The main church was built in the 1690s, the church and the belfry were demolished in 1935.
During the same year that the Kievan Bratstvo was founded (1615) it received a grant of an estate off Town Hall Square. This magnificent gift was given by a farsighted woman, Halshka (Elizabeth) Hulevych, who stipulated that the land was to be used for the development of a monastery, pilgrim's hostel, and a school for children of both noble and common birth. In subsequent decades, the flourishing monastery and its Academy were supported by generations of Ukrainian aristocracy and both were particularly favored by Hetman Mazepa who, between 1690-93, built a new and large monastic church and in 1703 commenced construction of the masonry Academy Building.
The Bratskyi Monastery complex, which was both a religious and educational institution, occupied an entire block of the Lowertown on the northeastern side of Town Hall Square. The main entrance to the monastery courtyard was through a gateway which was under the three story belfry, originally designed by Kievan architect Stefan Kovnir (1756) and later modified by A. Melenskyi (1829). The focal point of the courtyard was Hetman Mazepa's Church of the Epiphany. It was a magnificent structure-worthy of its site and location.

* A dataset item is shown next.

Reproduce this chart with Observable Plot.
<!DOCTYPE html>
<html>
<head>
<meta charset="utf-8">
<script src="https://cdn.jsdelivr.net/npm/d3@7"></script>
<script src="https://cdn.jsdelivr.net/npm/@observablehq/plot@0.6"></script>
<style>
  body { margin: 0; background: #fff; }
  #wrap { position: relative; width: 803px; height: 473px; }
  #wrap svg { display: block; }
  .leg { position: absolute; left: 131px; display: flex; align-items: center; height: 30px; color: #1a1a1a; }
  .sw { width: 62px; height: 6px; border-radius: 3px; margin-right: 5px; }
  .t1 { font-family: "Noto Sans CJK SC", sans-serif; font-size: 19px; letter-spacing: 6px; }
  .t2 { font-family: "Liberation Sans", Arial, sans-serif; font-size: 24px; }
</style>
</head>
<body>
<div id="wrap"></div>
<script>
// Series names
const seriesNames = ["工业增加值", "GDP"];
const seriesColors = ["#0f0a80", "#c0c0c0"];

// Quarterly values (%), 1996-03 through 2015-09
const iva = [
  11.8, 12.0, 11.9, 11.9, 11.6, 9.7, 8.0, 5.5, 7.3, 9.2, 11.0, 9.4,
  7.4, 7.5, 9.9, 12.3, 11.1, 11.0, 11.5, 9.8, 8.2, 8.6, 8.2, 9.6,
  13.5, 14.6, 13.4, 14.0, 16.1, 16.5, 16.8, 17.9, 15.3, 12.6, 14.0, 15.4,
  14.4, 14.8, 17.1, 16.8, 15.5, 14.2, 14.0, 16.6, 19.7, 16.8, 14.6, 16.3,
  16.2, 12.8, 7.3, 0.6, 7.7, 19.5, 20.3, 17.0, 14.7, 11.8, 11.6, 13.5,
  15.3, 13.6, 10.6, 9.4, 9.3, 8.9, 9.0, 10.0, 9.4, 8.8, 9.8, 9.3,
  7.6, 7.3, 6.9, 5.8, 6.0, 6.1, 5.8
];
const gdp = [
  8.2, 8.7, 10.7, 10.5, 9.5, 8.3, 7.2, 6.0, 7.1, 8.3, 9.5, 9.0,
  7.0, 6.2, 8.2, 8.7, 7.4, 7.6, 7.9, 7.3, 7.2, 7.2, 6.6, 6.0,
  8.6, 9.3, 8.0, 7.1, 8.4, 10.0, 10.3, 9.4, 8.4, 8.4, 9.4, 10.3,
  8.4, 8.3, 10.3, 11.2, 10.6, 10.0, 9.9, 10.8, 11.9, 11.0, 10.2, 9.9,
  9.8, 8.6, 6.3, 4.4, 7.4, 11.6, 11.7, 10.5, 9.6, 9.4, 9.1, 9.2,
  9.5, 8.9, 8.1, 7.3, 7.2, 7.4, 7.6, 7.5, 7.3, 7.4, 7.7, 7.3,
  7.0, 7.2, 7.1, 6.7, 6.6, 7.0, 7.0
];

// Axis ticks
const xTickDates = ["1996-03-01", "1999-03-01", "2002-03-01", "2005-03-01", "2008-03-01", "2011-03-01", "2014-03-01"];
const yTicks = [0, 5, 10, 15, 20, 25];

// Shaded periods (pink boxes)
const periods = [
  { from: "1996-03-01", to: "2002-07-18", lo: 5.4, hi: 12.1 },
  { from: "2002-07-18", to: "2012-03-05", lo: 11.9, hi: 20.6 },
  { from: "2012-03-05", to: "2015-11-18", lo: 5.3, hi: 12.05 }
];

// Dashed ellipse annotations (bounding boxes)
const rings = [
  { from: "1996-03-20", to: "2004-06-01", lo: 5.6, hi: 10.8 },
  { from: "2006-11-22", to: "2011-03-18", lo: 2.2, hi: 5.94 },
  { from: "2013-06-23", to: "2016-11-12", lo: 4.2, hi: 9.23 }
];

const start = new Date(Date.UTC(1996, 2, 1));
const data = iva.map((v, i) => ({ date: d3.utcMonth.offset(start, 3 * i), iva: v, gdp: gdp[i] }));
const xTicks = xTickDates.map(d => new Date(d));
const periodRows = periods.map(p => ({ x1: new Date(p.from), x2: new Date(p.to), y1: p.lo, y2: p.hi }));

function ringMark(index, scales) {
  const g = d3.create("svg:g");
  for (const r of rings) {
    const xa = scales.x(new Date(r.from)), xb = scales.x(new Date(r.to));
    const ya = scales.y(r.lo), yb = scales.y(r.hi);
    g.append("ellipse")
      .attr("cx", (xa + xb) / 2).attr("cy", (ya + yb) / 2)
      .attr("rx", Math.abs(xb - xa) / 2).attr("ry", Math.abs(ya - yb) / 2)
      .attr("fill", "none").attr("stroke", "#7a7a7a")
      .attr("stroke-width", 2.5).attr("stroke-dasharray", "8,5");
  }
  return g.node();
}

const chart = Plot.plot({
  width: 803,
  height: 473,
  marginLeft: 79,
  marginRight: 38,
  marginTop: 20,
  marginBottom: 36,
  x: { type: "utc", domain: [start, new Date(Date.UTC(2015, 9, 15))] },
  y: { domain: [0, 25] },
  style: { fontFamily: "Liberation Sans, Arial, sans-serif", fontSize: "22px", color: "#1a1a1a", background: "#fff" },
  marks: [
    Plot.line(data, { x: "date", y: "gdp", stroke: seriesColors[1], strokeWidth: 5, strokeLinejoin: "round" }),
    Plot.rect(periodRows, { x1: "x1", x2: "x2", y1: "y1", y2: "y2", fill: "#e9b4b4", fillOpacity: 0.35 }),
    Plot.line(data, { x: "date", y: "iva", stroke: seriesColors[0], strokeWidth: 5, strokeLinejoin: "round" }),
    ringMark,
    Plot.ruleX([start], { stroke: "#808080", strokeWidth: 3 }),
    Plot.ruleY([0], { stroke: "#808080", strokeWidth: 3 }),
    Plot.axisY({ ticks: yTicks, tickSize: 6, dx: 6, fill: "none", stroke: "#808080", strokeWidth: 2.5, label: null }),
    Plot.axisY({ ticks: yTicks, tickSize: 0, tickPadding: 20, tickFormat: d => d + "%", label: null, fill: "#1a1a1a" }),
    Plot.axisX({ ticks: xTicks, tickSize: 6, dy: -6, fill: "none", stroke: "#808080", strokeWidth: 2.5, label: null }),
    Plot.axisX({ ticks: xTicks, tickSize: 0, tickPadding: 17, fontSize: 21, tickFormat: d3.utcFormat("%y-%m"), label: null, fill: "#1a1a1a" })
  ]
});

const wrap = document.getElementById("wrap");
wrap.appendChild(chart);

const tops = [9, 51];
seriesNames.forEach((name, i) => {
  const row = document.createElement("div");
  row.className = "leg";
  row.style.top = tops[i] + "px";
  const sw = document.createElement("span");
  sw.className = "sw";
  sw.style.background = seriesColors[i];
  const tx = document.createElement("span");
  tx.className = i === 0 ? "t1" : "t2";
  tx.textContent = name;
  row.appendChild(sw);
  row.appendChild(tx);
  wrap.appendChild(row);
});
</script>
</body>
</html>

The Church of the Epiphany of the Bratskyi Monastery and the Congregational Church of St. Nicholas in the Pecherske, popularly known as the Great Nicholas, were both built in the last decade of the seventeenth century and are considered to be the finest buildings of the Kievan Baroque. The designer of these two churches is still a topic for debate. The most recent Soviet Ukrainian publications, including the six volume History of Ukrainian Art published by the Academy of Sciences of the Ukrainian S.S.R., ascribe these two grand and similar buildings to a Ukrainian architect and alumnus of the Kievan Academy, 1. Zarudnyi, who, in the beginning of the eighteenth century, introduced the Baroque style to Moscow. Though the plans and compositions of these two churches were very similar, the details and ornamentation of the Church of the Epiphany were of more classical character which was appropriate for an academic building.
The original Baroque iconostasis of the Church of the Epiphany was destroyed in the Podil fire of 1811. A neo-classical altar screen, dating from 1825 and considered one of the best works of architect A. Melenskyi, served as its replacement. Among the church's historical treasures were a silver altar cross, gift of Metropolitan Petro Mohyla, and a silver chance, gift of Abbess Magdalene, the mother of Hetman I. Mazepa.
After the Soviet victory in Ukraine, the Bratskyi Monastery was closed. The Monastic buildings were conveyed to the regional Department of Health which assigned them to the Podil's Polyclinic. The eighteenth century Academy building was given to the Ukrainian Academy of Sciences. Throughout the Twenties the Academy of Sciences and its Archeological Committee showed continuous concern regarding the preservation of the architectural complex of the Brotherhood Monastery. According to the June 1926 legislation of the Ukrainian S.S.R., the historic monastery was designated as a monument of Republican importance. Thus, without the authorization of the People's Commissar of Education of the Ukrainian S.S.R., the landmark could not be modified or demolished.
In February of 1935, S. I. Prytykin, the photographer of the Kiev Regional Inspectorate of the Preservation of the Monuments of Culture, took photographs of both the interior and the exterior of the doomed Church of the Epiphany. Sometime in 1935, the exact date cannot be established, the large and massive structure was pulled down and the adjoining belfry was dismantled. The monastery's frequently altered refectory building, the eighteenth century sun dial, and the more recent monastic buildings were preserved. Thus, the Soviet authorities vividly demonstrated that in demolishing one of the major landmarks of Ukrainian history, the planners were not clearing sites for the development of new buildings or parks but were in fact eliminating what they perceived to be undesirable (or even harmful) Ukrainian national symbols in order to promote the new socialist society.
Apparently there was no attempt to survey the two buildings before their demolition or to preserve some of their architectural details. One can make the conjecture that in order for them to have been demolished, the two buildings (like the Church of St. Michael of the Golden Domes) were declared to have been of no scientific value, therefore no studies were made of them. In the following years, in the courtyard of the historic monastery, a box-like, four story high apartment building was constructed. In 1963 the territory of the former Bratskyi Monastery and the surviving landmarks were listed on the registry of architectural landmarks of the Ukrainian S.S.R.